After spending the summer releasing statements about its dedication to principles of anti-racism and inclusion, Georgetown’s School of Foreign Service (SFS) is beginning to take steps towards concrete change.
Professor Scott Taylor was appointed as the SFS first vice dean for diversity equity and inclusion by Dean Joel Hellman, according to an email sent by Hellman on July 28. Taylor started the position on Aug. 15 and has since developed a plan to implement the school’s commitment to global anti-racism. The SFS’s original commitment to global anti-racism responded to a call to action for the SFS to confront institutional racism in light of nationwide protests in response to the police killing of Black individuals such as George Floyd and Breonna Taylor.
To Taylor, the goal of the SFS’s anti-racist agenda is to produce a better pool of leaders who reflect global diversity and engage more effectively with differing perspectives. “The students we’re educating, leaders in U.S. domestic politics and politics of other countries, in business, in the private sector, in NGOs, and throughout communities in the U.S. and abroad would look more like the world,” he said.
“Leaders will be more sensitized to why understanding race and anti-racism is important.

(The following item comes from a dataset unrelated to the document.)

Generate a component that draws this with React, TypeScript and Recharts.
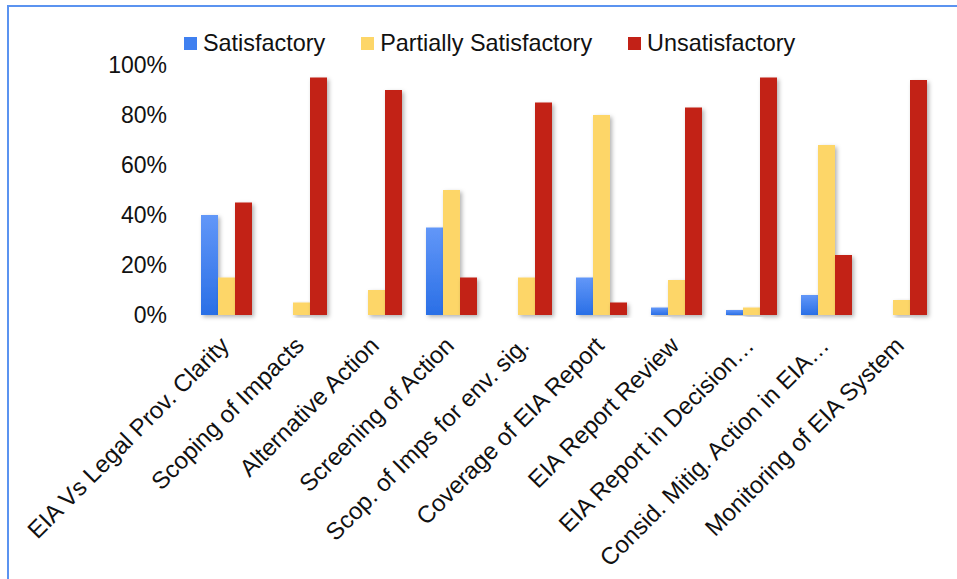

I think that will produce better foreign policy actors, better businesspeople, and better civil society actors who are more acutely aware of differences and discrimination.”
Before beginning his new position, Taylor identified three key goals the school could reach for: a more diverse faculty and student body, a more inclusive school culture, and more diversity within the SFS curriculum.
Taylor has since spoken about the actions he has taken to implement these commitments. “In the past few weeks, I have had the opportunity to hear from students, faculty and staff in the SFS,” he said in an email sent to members of the school on Sept. 8. “I have begun to form partnerships with the many administrators and units across the University whose work deals with addressing racism, bias and other forms of discrimination.”
In addition to working with administrators, Taylor noted in an interview with the Voice that he sees engaging with Georgetown’s programs, centers, and ad-hoc committees dedicated to promoting diversity, equity, and inclusion as an equally important task. “My role is to help coordinate some of these initiatives, to lead some of these initiatives, to import best practices, and to be a resource for students of color and allies in whatever way,” he said.
Taylor cited self-assessments from the SFS to evaluate the school’s adjunct faculty, course selection, and syllabi, as an important goal suggested by these groups. “There are a lot of great ideas and activities already coming out of our programs and centers. Even before this position, they’ve been pushing forward,” he said.
One area Taylor believes needs improvement is the relatively unrepresentative composition of the student body, specifically the low numbers of Black and Latinx students in the SFS. “It diminishes us as a domestic institution, reflects a lack of opportunity to have access to a Georgetown and SFS education,” he said. “These are the future leaders, so we need to be in the world and look like the world.”
Hellman also emphasized the importance of a diverse student body. “We do not have enough students that reflect the diversity of our country and the world,” he said. “As a school of international affairs that tries to bring in diverse perspectives to discover innovative ways to solve global problems, we need much wider representation at all levels.”
Another area Taylor cited as lacking representation was faculty composition. “This isn’t just a matter of checking boxes, but it’s important that the SFS look like the country and look like the world in which we’re living.”
Taylor also hopes to make an increased diversity of perspectives within the classroom a priority, noting the importance of ensuring class syllabi and course offerings reflect the variety of ideas within international relations scholarship. “
We are in the process of providing reading lists and supplements for syllabi that my colleagues may consider,” he said. “It’s about info-sharing and exposure. There’s been a whole lot of new sources emerging that may have been overlooked but now are getting a second look.”
According to Hellman, living up to the new commitment to anti-racism is especially important for a school dedicated to producing global leaders in international affairs.
“If we get more diverse students, faculty, and curriculum, they will be streamed into a river that more seriously understands the extent to which racism, injustice, and inequality shape international affairs,” he said. “If we have a community that tackles those problems head on, we’ll have a richer, more creative, and more innovative education in international affairs.”